#### Do this
Leave out the pictures and repeat exactly the lines between the one containing "Reproduce this chart with Plotly." and the one containing "lower_whisker[i], lower_whisker[i], None]", inclusive.
++++ Input
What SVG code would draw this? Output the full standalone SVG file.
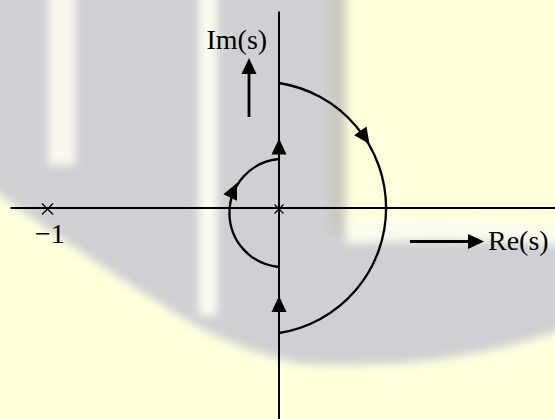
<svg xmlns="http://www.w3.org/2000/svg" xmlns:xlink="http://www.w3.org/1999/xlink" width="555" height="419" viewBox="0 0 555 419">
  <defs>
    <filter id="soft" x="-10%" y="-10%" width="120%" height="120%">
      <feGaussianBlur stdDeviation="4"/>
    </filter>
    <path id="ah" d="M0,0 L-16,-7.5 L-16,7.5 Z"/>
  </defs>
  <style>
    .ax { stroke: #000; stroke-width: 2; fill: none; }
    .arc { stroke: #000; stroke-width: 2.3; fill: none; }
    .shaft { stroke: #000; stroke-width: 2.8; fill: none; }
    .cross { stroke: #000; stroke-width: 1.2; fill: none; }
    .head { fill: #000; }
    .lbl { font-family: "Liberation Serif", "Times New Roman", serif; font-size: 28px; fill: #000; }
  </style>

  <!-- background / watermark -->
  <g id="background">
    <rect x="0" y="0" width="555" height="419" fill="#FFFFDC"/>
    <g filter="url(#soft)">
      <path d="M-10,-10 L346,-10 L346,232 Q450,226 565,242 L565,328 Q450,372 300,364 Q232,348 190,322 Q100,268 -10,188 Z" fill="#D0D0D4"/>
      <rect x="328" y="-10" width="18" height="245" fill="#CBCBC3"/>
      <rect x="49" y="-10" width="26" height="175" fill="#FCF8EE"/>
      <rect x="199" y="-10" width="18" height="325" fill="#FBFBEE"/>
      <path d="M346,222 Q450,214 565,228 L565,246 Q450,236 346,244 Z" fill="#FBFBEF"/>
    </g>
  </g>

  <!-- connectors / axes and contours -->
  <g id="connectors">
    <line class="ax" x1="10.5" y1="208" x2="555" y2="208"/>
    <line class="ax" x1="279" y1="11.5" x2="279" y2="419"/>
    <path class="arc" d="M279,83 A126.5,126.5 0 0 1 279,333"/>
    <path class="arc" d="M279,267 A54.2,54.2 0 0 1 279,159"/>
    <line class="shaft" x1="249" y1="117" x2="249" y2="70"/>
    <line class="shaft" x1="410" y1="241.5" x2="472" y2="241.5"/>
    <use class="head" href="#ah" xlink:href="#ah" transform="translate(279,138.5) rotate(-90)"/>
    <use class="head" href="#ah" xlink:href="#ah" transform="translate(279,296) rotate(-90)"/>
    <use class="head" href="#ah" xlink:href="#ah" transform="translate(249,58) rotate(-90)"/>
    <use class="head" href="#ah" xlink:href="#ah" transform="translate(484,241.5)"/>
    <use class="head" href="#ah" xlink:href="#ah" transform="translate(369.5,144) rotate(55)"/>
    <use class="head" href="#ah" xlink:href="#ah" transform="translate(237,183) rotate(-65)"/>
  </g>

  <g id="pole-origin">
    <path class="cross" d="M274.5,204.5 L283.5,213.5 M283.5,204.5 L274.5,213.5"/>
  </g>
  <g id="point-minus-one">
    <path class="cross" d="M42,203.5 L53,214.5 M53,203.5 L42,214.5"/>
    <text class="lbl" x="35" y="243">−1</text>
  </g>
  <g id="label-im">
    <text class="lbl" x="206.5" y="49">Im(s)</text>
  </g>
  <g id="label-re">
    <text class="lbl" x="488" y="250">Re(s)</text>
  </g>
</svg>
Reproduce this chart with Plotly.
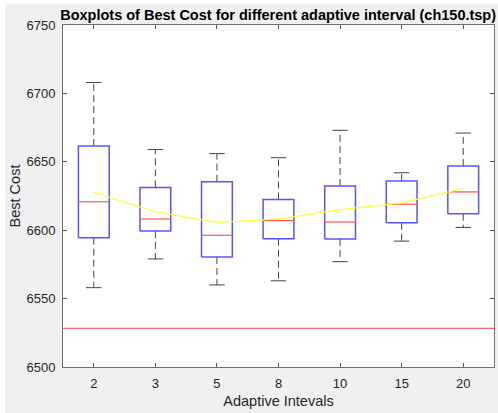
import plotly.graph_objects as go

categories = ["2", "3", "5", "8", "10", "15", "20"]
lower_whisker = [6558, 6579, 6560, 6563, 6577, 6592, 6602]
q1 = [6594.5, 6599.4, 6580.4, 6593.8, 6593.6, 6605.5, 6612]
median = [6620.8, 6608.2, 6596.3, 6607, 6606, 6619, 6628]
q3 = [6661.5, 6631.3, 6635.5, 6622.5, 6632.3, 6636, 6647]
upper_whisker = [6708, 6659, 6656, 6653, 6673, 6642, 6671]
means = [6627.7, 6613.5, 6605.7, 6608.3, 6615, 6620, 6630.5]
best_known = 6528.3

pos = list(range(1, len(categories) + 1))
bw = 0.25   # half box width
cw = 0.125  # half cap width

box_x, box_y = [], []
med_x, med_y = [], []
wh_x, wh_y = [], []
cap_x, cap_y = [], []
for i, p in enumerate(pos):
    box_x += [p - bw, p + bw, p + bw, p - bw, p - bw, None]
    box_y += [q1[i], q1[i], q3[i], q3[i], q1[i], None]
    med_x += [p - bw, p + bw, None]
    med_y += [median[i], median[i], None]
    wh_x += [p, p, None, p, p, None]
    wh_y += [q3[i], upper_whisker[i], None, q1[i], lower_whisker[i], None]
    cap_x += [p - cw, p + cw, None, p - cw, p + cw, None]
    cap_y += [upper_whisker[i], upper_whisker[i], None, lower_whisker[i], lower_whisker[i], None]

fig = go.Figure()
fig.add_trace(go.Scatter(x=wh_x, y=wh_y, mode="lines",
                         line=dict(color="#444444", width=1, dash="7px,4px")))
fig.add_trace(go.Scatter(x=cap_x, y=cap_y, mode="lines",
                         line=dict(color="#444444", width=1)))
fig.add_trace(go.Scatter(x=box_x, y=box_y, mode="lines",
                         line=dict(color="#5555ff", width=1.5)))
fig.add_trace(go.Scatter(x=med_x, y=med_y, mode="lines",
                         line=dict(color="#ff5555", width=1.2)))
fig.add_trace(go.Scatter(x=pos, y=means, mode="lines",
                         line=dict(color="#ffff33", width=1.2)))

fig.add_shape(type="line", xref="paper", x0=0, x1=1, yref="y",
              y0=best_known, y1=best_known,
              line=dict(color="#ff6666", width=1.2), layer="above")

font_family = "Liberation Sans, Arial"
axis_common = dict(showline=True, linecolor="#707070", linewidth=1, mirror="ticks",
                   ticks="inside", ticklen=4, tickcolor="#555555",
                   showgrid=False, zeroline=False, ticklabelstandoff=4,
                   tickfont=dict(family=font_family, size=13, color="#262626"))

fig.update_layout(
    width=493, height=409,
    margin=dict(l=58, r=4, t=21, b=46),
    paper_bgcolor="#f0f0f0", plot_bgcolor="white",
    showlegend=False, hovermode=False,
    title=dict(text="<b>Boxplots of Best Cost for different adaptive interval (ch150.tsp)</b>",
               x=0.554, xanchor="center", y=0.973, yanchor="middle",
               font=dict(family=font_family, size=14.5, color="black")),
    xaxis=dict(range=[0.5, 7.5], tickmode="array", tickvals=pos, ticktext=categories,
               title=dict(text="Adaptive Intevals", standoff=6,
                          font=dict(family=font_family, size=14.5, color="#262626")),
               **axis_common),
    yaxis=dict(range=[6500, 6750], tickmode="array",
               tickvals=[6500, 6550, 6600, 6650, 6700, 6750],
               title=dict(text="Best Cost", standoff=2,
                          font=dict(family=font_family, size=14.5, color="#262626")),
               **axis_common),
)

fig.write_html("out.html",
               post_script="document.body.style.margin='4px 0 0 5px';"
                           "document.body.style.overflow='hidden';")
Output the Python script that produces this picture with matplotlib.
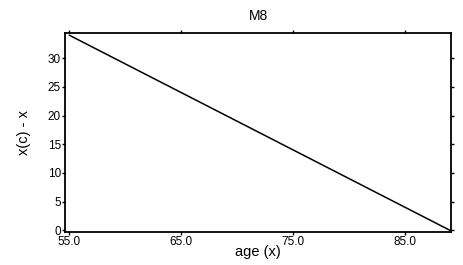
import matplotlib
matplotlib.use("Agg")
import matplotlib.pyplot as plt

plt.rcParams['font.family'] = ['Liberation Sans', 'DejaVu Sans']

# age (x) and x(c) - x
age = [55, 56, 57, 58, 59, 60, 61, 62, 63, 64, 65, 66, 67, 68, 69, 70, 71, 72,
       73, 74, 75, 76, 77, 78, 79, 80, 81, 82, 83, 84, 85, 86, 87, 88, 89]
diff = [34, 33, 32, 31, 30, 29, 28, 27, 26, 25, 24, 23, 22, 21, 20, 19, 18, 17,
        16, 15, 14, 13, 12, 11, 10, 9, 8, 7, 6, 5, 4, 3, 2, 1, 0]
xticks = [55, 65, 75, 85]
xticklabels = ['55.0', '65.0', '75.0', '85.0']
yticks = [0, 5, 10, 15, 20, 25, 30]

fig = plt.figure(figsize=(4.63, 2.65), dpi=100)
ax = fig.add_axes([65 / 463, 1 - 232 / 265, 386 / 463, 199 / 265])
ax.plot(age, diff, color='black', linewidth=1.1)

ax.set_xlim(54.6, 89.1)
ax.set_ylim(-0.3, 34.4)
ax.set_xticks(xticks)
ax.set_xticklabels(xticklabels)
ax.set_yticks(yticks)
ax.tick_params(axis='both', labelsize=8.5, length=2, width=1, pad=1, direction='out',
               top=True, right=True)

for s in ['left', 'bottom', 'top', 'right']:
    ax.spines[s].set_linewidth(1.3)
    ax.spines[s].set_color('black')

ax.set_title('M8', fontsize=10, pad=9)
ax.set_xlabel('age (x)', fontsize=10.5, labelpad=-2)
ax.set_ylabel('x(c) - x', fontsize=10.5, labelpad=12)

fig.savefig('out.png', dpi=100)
++++++++
#### Exercise output
Reproduce this chart with Plotly.
import plotly.graph_objects as go

categories = ["2", "3", "5", "8", "10", "15", "20"]
lower_whisker = [6558, 6579, 6560, 6563, 6577, 6592, 6602]
q1 = [6594.5, 6599.4, 6580.4, 6593.8, 6593.6, 6605.5, 6612]
median = [6620.8, 6608.2, 6596.3, 6607, 6606, 6619, 6628]
q3 = [6661.5, 6631.3, 6635.5, 6622.5, 6632.3, 6636, 6647]
upper_whisker = [6708, 6659, 6656, 6653, 6673, 6642, 6671]
means = [6627.7, 6613.5, 6605.7, 6608.3, 6615, 6620, 6630.5]
best_known = 6528.3

pos = list(range(1, len(categories) + 1))
bw = 0.25   # half box width
cw = 0.125  # half cap width

box_x, box_y = [], []
med_x, med_y = [], []
wh_x, wh_y = [], []
cap_x, cap_y = [], []
for i, p in enumerate(pos):
    box_x += [p - bw, p + bw, p + bw, p - bw, p - bw, None]
    box_y += [q1[i], q1[i], q3[i], q3[i], q1[i], None]
    med_x += [p - bw, p + bw, None]
    med_y += [median[i], median[i], None]
    wh_x += [p, p, None, p, p, None]
    wh_y += [q3[i], upper_whisker[i], None, q1[i], lower_whisker[i], None]
    cap_x += [p - cw, p + cw, None, p - cw, p + cw, None]
    cap_y += [upper_whisker[i], upper_whisker[i], None, lower_whisker[i], lower_whisker[i], None]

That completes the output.